Vision‐Guided Surgical Navigation Using Computer Vision for Dynamic Intraoperative Imaging Updates

ABSTRACT Background Residual disease after endoscopic sinus surgery (ESS) contributes to poor outcomes and revision surgery. Image‐guided surgery systems cannot dynamically reflect intraoperative changes. We propose a sensorless, video‐based method for intraoperative CT updating using neural radiance fields (NeRF), a deep learning algorithm used to create 3D surgical field reconstructions. Methods Bilateral ESS was performed on three 3D‐printed models ( n = 6 sides). Postoperative endoscopic videos were processed through a custom NeRF pipeline to generate 3D reconstructions, which were co‐registered to preoperative CT scans. Digitally updated CT models were created through algorithmic subtraction of resected regions, then volumetrically segmented, and compared to ground‐truth postoperative CT. Accuracy was assessed using Hausdorff distance (surface alignment), Dice similarity coefficient (DSC) (volumetric overlap), and Bland‒Altman analysis (BAA) (statistical agreement). Results Comparison of the updated CT and the ground‐truth postoperative CT indicated an average Hausdorff distance of 0.27 ± 0.076 mm and a 95th percentile Hausdorff distance of 0.82 ± 0.165 mm, indicating sub‐millimeter surface alignment. The DSC was 0.93 ± 0.012 with values >0.9 suggestive of excellent spatial overlap.
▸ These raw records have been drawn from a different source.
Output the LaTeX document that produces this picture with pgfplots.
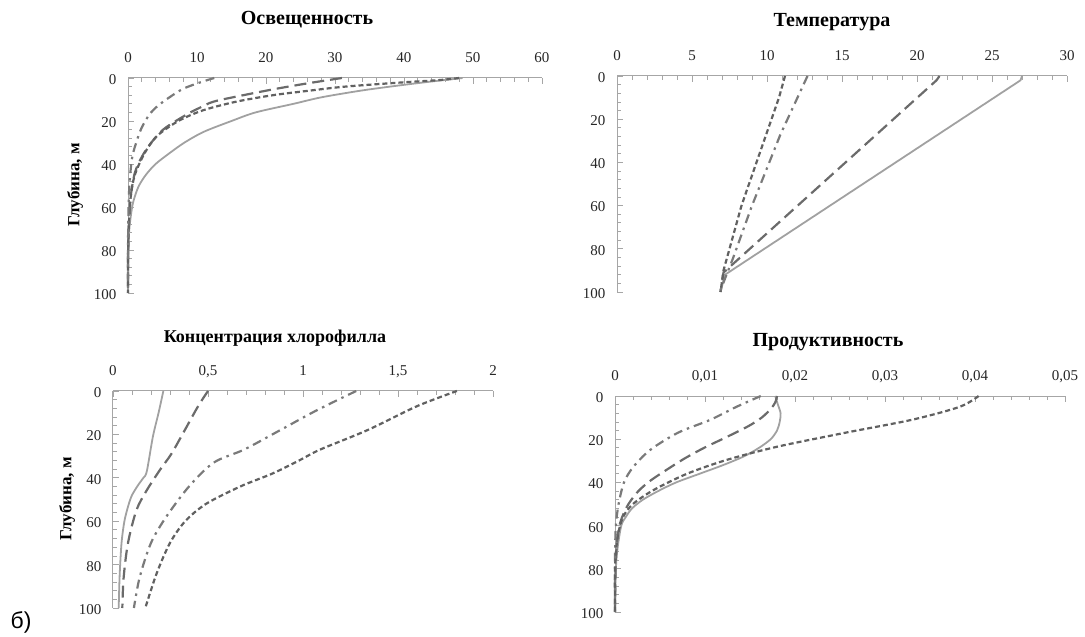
\documentclass[border=0pt]{standalone}
\usepackage{fontspec}
\setmainfont{Liberation Serif}
\newfontfamily\arialfont{Liberation Sans}
\usepackage{pgfplots}
\pgfplotsset{compat=1.18}
\definecolor{axgray}{gray}{0.65}
\definecolor{csolid}{gray}{0.63}
\definecolor{clong}{gray}{0.42}
\definecolor{cshort}{gray}{0.38}
\definecolor{cdd}{gray}{0.48}
\pgfplotsset{
  panel/.style={
    scale only axis, anchor=south west, clip=false,
    y dir=reverse, ymin=0, ymax=100, ytick={0,20,40,60,80,100},
    axis x line*=top, axis y line*=left,
    axis line style={draw=axgray, line width=1pt, -},
    major tick length=6pt, minor tick length=4pt, tick align=inside,
    tick style={draw=axgray, line width=0.8pt},
    minor tick num=4,
    typeset ticklabels with strut,
    ticklabel style={font=\fontsize{15}{17}\selectfont, text=black!85},
    xticklabel style={yshift=7pt},
    yticklabel style={xshift=-8pt, yshift=-3pt},
    /pgf/number format/assume math mode=true,
  },
  s1/.style={csolid, line width=1.8pt, smooth},
  s2/.style={clong, line width=2.2pt, dash pattern=on 12pt off 6pt, smooth},
  s3/.style={cshort, line width=2.2pt, dash pattern=on 5pt off 3pt, smooth},
  s4/.style={cdd, line width=2.2pt, dash pattern=on 9pt off 5pt on 2.5pt off 5pt, smooth},
}
\begin{document}
\begin{tikzpicture}
\path[use as bounding box] (0pt,0pt) rectangle (1085pt,637pt);

% Top-left
\begin{axis}[panel, at={(128pt,344pt)}, width=414pt, height=215pt,
  xmin=0, xmax=60, xtick={0,10,...,60}]
\addplot[s1] coordinates {(48.5,0)(43,2)(38,4)(33.5,6)(28,9)(24,12)(18.5,16)(15,20)(11,25)(8.2,30)(6,35)(4,40)(2.6,45)(1.6,50)(1,55)(0.6,60)(0.2,70)(0.08,80)(0.02,90)(0,100)};
\addplot[s2] coordinates {(31,0)(26,2.5)(21.5,5)(16.7,8)(12.4,11)(10.3,14)(8.5,17)(5.1,24)(2.7,33)(1.1,43)(0.4,55)(0.1,70)(0,85)(0,100)};
\addplot[s3] coordinates {(48,0)(45,1)(40,2)(31.5,4)(26,6)(21,8)(15.7,11)(10.9,15)(7.3,20)(4.2,27)(2.4,35)(1,45)(0.4,55)(0.1,70)(0,85)(0,100)};
\addplot[s4] coordinates {(12.5,0)(10.5,2)(8,5)(6,9)(4.3,13)(3.1,17)(2,23)(1.3,29)(0.6,37)(0.2,50)(0.05,65)(0,80)(0,100)};
\end{axis}

% Top-right
\begin{axis}[panel, at={(617pt,345pt)}, width=450pt, height=216pt,
  xmin=0, xmax=30, xtick={0,5,...,30}]
\addplot[s1, sharp plot] coordinates {(27,0)(26.9,2)(7.2,92)(6.9,100)};
\addplot[s2, sharp plot] coordinates {(21.5,0)(21.3,2)(7.1,91)(6.9,100)};
\addplot[s3, sharp plot] coordinates {(11.2,0)(10.8,10)(10.3,20)(9.8,30)(9.3,40)(8.8,50)(8.3,60)(7.9,70)(7.5,80)(7.1,90)(6.9,100)};
\addplot[s4, sharp plot] coordinates {(12.7,0)(12.5,3)(10.9,27)(9.0,60)(7.7,85)(6.85,100)};
\end{axis}

% Bottom-left
\begin{axis}[panel, at={(113pt,29pt)}, width=380pt, height=217pt,
  xmin=0, xmax=2, xtick={0,0.5,1,1.5,2}, xticklabels={0,{0,5},1,{1,5},2}]
\addplot[s1] coordinates {(0.265,0)(0.24,10)(0.21,21)(0.178,37)(0.16,40)(0.135,43)(0.1,48)(0.08,53)(0.06,60)(0.045,70)(0.035,85)(0.03,100)};
\addplot[s2] coordinates {(0.5,0)(0.448,7)(0.378,18)(0.307,29)(0.246,36.5)(0.176,46)(0.123,55)(0.079,70)(0.056,86)(0.049,100)};
\addplot[s4] coordinates {(1.28,0)(1.07,9)(0.86,19)(0.69,27)(0.53,33)(0.40,44)(0.28,58)(0.2,70)(0.14,86)(0.11,100)};
\addplot[s3] coordinates {(1.81,0)(1.6,7)(1.34,18)(1.09,27)(0.98,32)(0.84,38)(0.67,44)(0.49,52)(0.38,60)(0.3,70)(0.23,84)(0.17,100)};
\end{axis}

% Bottom-right
\begin{axis}[panel, at={(615pt,25pt)}, width=450pt, height=216pt,
  xmin=0, xmax=0.05, xtick={0,0.01,0.02,0.03,0.04,0.05}, xticklabels={0,{0,01},{0,02},{0,03},{0,04},{0,05}},
  scaled x ticks=false]
\addplot[s1] coordinates {(0.0178,0)(0.0181,4)(0.0184,8)(0.0183,12)(0.018,16)(0.0173,20)(0.016,24)(0.0143,28)(0.012,32)(0.0094,36)(0.0068,40)(0.0048,44)(0.0031,48)(0.0019,52)(0.0012,56)(0.0007,60)(0.0003,70)(0.0001,80)(0,100)};
\addplot[s2] coordinates {(0.018,0)(0.0178,3)(0.0173,6)(0.0163,10)(0.0148,14)(0.0124,19)(0.0099,24)(0.0077,29)(0.0058,34)(0.004,39)(0.0026,44)(0.0015,50)(0.0008,56)(0.0004,62)(0.0001,75)(0,100)};
\addplot[s4] coordinates {(0.0162,0)(0.0135,5)(0.0106,11)(0.007,17)(0.0039,25)(0.002,33)(0.001,40)(0.0004,50)(0.0001,60)(0,75)(0,100)};
\addplot[s3] coordinates {(0.0404,0)(0.0383,5)(0.033,11)(0.0256,17)(0.018,23.5)(0.0124,29.6)(0.008,36)(0.0043,43.5)(0.002,50)(0.0009,56)(0.0003,65)(0,80)(0,100)};
\end{axis}

\node[font=\bfseries\fontsize{20}{22}\selectfont] at (307pt,617pt) {Освещенность};
\node[font=\bfseries\fontsize{20}{22}\selectfont] at (832pt,615pt) {Температура};
\node[font=\bfseries\fontsize{18}{20}\selectfont] at (275pt,299pt) {Концентрация хлорофилла};
\node[font=\bfseries\fontsize{20}{22}\selectfont] at (828pt,295pt) {Продуктивность};
\node[font=\bfseries\fontsize{17}{19}\selectfont, rotate=90] at (75pt,452pt) {Глубина, м};
\node[font=\bfseries\fontsize{17}{19}\selectfont, rotate=90] at (67pt,138pt) {Глубина, м};
\node[font=\arialfont\fontsize{23}{25}\selectfont] at (21pt,15pt) {б)};
\end{tikzpicture}
\end{document}
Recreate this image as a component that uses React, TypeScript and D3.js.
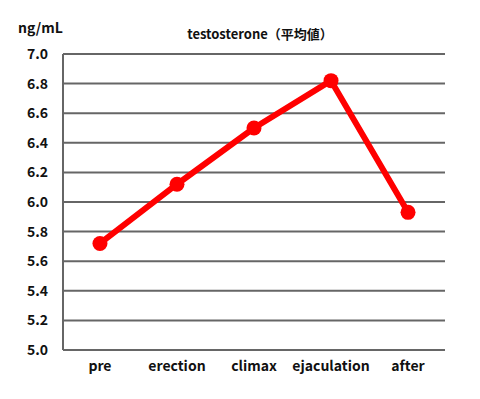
import React, { useEffect, useRef } from "react";
import * as d3 from "d3";

const categories = ["pre", "erection", "climax", "ejaculation", "after"];
const values = [5.72, 6.12, 6.5, 6.82, 5.93];
const yTicks = [5.0, 5.2, 5.4, 5.6, 5.8, 6.0, 6.2, 6.4, 6.6, 6.8, 7.0];

const width = 480;
const height = 399;
const margin = { top: 54, right: 35, bottom: 49, left: 63 };
const font = "'Noto Sans CJK JP', 'Noto Sans', sans-serif";

const App = () => {
  const svgRef = useRef<SVGSVGElement>(null);

  useEffect(() => {
    const svg = d3.select(svgRef.current);
    svg.selectAll("*").remove();

    const x = d3
      .scalePoint()
      .domain(categories)
      .range([margin.left, width - margin.right])
      .padding(0.48);

    const y = d3
      .scaleLinear()
      .domain([5.0, 7.0])
      .range([height - margin.bottom, margin.top]);

    // grid lines
    svg
      .selectAll(".grid")
      .data(yTicks)
      .join("line")
      .attr("x1", margin.left)
      .attr("x2", width - margin.right)
      .attr("y1", (d) => y(d))
      .attr("y2", (d) => y(d))
      .attr("stroke", "#666")
      .attr("stroke-width", 2);

    // left axis
    svg
      .append("line")
      .attr("x1", margin.left)
      .attr("x2", margin.left)
      .attr("y1", y(7.0))
      .attr("y2", y(5.0))
      .attr("stroke", "#666")
      .attr("stroke-width", 2);

    // y labels
    svg
      .selectAll(".ylab")
      .data(yTicks)
      .join("text")
      .attr("x", 48)
      .attr("y", (d) => y(d))
      .attr("dy", "0.36em")
      .attr("text-anchor", "end")
      .attr("font-family", font)
      .attr("font-weight", "bold")
      .attr("font-size", 14)
      .attr("fill", "#111")
      .text((d) => d.toFixed(1));

    // x labels
    svg
      .selectAll(".xlab")
      .data(categories)
      .join("text")
      .attr("x", (d) => x(d)!)
      .attr("y", 371)
      .attr("text-anchor", "middle")
      .attr("font-family", font)
      .attr("font-weight", "bold")
      .attr("font-size", 14)
      .attr("fill", "#111")
      .text((d) => d);

    // line
    const line = d3
      .line<number>()
      .x((_, i) => x(categories[i])!)
      .y((d) => y(d));

    svg
      .append("path")
      .datum(values)
      .attr("d", line)
      .attr("fill", "none")
      .attr("stroke", "#ff0000")
      .attr("stroke-width", 6)
      .attr("stroke-linejoin", "round");

    svg
      .selectAll(".pt")
      .data(values)
      .join("circle")
      .attr("cx", (_, i) => x(categories[i])!)
      .attr("cy", (d) => y(d))
      .attr("r", 7.5)
      .attr("fill", "#ff0000");

    // unit + title
    svg
      .append("text")
      .attr("x", 18)
      .attr("y", 33)
      .attr("font-family", font)
      .attr("font-weight", "bold")
      .attr("font-size", 14)
      .attr("fill", "#111")
      .text("ng/mL");

    svg
      .append("text")
      .attr("x", 260)
      .attr("y", 39)
      .attr("text-anchor", "middle")
      .attr("font-family", font)
      .attr("font-weight", "bold")
      .attr("font-size", 13)
      .attr("fill", "#111")
      .text("testosterone（平均値）");
  }, []);

  return (
    <svg
      ref={svgRef}
      width={width}
      height={height}
      style={{ position: "absolute", left: 0, top: 0, background: "#fff" }}
    />
  );
};

export default App;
BAA indicated modest underestimation of volume on the updated CT versus ground‐truth CT with a mean difference in volumes of 0.40 cm 3 with 95% limits of agreement of 0.04‒0.76 cm 3 indicating that all samples fell within acceptable bounds of variability. Conclusions Computer vision can enable dynamic intraoperative imaging by generating highly accurate CT updates from monocular endoscopic video without external tracking. By directly visualizing resection progress, this software‐driven tool has the potential to enhance surgical completeness in ESS for next‐generation navigation platforms.